KUALA LUMPUR, Dec 16 — In a rare display of transparency, Attorney-General (A-G) Tan Sri Abdul Gani Patail volunteered today to show his bank accounts to Rafizi Ramli after the opposition lawmaker accused him of accepting money in a deal that saw Malaysia lose its stake in Pulau Batu Puteh to Singapore.
The first-term Pandan MP had earlier today said he will seek help from Hong Kong’s graftbusters to investigate Abdul Gani for bribery over the 2007 landmark loss of the island that lies between the waters of the nation’s southernmost state of Johor and the republic that had once been part of Malaysia.
“I am prepared to give YB Rafizi the letter of authority if he wants to check my bank accounts in any country including Hong Kong about the millions of dollars that had purportedly been deposited into my account as a bribe in the overlapping claim on Pulau Batu Putih at the International Court of Justice.
“He can come to my office at any time to get the letter,” Abdul Gani was quoted saying by state news wire Bernama.
In a terse statement to the national news agency, the A-G said he had been following media reports on the allegations against him.
Rafizi, who has gained a reputation as PKR’s “expose man”, had launched a crusade against the A-G following recent revelations by former Kuala Lumpur Crime Investigation Department chief Datuk Mat Zain Ibrahim in his 31-page statutory declaration sent to the Prime Minister’s Office on October 9.
In it, Mat Zain also defended his earlier allegation that Abdul Gani had intentionally lost the territorial dispute case, which was heard at the International Court of Justice in 2007.

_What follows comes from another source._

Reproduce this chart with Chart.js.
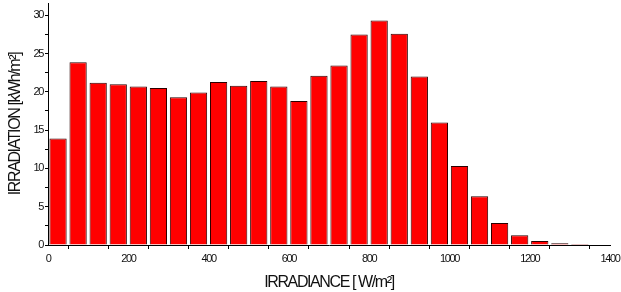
<!DOCTYPE html>
<html>
<head>
<meta charset="utf-8">
<script src="https://cdn.jsdelivr.net/npm/chart.js@4/dist/chart.umd.min.js"></script>
<style>
	html, body { margin: 0; padding: 0; background: #fff; }
	#wrap { width: 621px; height: 292px; }
</style>
</head>
<body>
<div id="wrap"><canvas id="chart"></canvas></div>
<script>
	"use strict"

	// 50 W/m² irradiance bins (centres) and the irradiation in each
	var binCenters = [25, 75, 125, 175, 225, 275, 325, 375, 425, 475, 525, 575, 625, 675,
		725, 775, 825, 875, 925, 975, 1025, 1075, 1125, 1175, 1225, 1275, 1325, 1375]
	var irradiation = [13.9, 23.85, 21.2, 21.0, 20.7, 20.5, 19.3, 19.9, 21.3, 20.8, 21.4, 20.7, 18.8, 22.1,
		23.45, 27.5, 29.3, 27.6, 22.0, 16.0, 10.3, 6.35, 2.87, 1.26, 0.52, 0.22, 0.13, 0.05]

	// major (labelled) and minor ticks
	var xTickLabels = ["0", "200", "400", "600", "800", "1000", "1200", "1400"]
	var xMinorTicks = [100, 300, 500, 700, 900, 1100, 1300]
	var yTickLabels = ["0", "5", "10", "15", "20", "25", "30"]
	var yMinorTicks = [2.5, 7.5, 12.5, 17.5, 22.5, 27.5]

	var FONT = '"Liberation Sans", Arial, sans-serif'
	var INK = "#000"

	function tickList(labels, minor) {
		var vals = labels.map(Number).concat(minor)
		vals.sort(function (a, b) { return a - b })
		return vals.map(function (v) { return { value: v } })
	}

	function isMajor(labels, v) {
		return labels.indexOf(String(v)) !== -1
	}

	// the original uses a tight, condensed lettering
	var condensed = {
		id: "condensed",
		beforeDraw: function (chart) {
			chart.ctx.letterSpacing = "-1.4px"
		},
	}

	new Chart(document.getElementById("chart"), {
		type: "bar",
		plugins: [condensed],
		data: {
			datasets: [{
				data: binCenters.map(function (x, i) { return { x: x, y: irradiation[i] } }),
				backgroundColor: "#ff0000",
				borderColor: "#2a0000",
				borderWidth: 1,
				barPercentage: 0.86,
				categoryPercentage: 1,
			}],
		},
		options: {
			responsive: true,
			maintainAspectRatio: false,
			animation: false,
			layout: { padding: { top: 3, right: 11, left: 0, bottom: 0 } },
			plugins: { legend: { display: false }, tooltip: { enabled: false } },
			scales: {
				x: {
					type: "linear",
					min: 0,
					max: 1400,
					offset: false,
					afterBuildTicks: function (s) { s.ticks = tickList(xTickLabels, xMinorTicks) },
					afterFit: function (s) { s.height = 47; s.paddingLeft = 0; s.paddingRight = 0 },
					grid: { drawOnChartArea: false, tickLength: 4, tickColor: INK },
					border: { color: INK, width: 1 },
					ticks: {
						autoSkip: false,
						maxRotation: 0,
						padding: 3,
						color: "#111",
						font: { family: FONT, size: 11 },
						callback: function (v) { return isMajor(xTickLabels, v) ? String(v) : "" },
					},
					title: {
						display: true,
						text: "IRRADIANCE [ W/m²]",
						color: "#111",
						font: { family: FONT, size: 16 },
						padding: { top: 0, bottom: 0 },
					},
				},
				y: {
					min: 0,
					max: 31.6,
					afterBuildTicks: function (s) { s.ticks = tickList(yTickLabels, yMinorTicks) },
					afterFit: function (s) { s.width = 48; s.paddingTop = 0; s.paddingBottom = 0 },
					grid: { drawOnChartArea: false, tickLength: 3, tickColor: INK },
					border: { color: INK, width: 1 },
					ticks: {
						autoSkip: false,
						padding: 2,
						color: "#111",
						font: { family: FONT, size: 11 },
						callback: function (v) { return isMajor(yTickLabels, v) ? String(v) : "" },
					},
					title: {
						display: true,
						text: "IRRADIATION [kWh/m²]",
						color: "#111",
						font: { family: FONT, size: 16 },
						padding: { top: 6, bottom: 0 },
					},
				},
			},
		},
	})
</script>
</body>
</html>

Mat Zain had quoted prominent Umno lawyer Tan Sri Muhammad Shafee Abdullah as saying, “You will not believe your eyes if you were to see the amount of cash that was transferred into Gani’s account in Hong Kong.”

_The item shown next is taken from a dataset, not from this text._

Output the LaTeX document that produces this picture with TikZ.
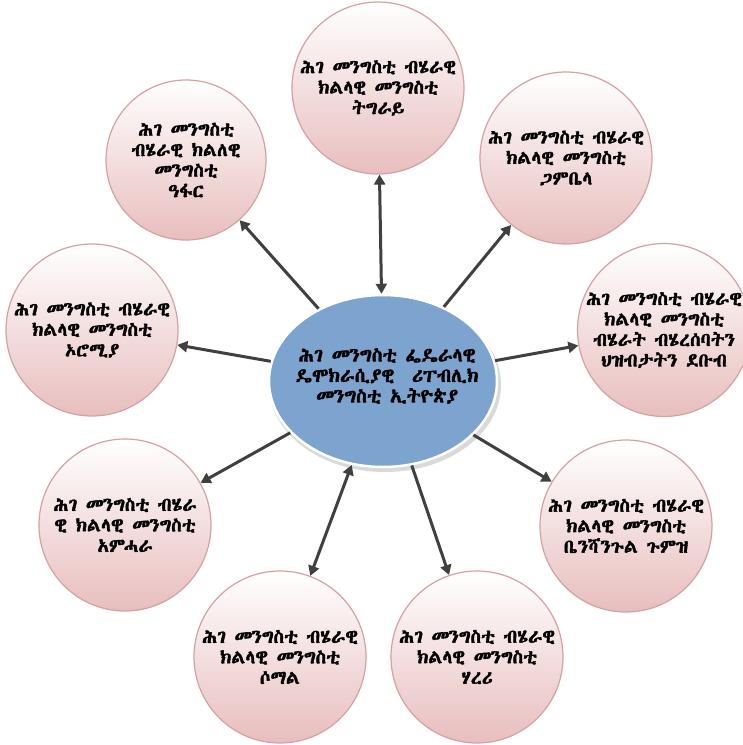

Shafee has since distanced himself from Mat Zain’s allegations, rejecting the remarks in his affidavit-in-reply for the government’s appeal against the sodomy acquittal of Datuk Seri Anwar Ibrahim last week.
Pulau Batu Puteh, or Pedra Branca as it is now known, was a disputed island claimed by Malaysia and Singapore since 1979, when Malaysia published a map indicating the island to be within the country’s territory.
This led to a nearly three-decade dispute with Singapore that was finally ended when the island was ruled to be Singaporean territory by the International Court of Justice in 2008.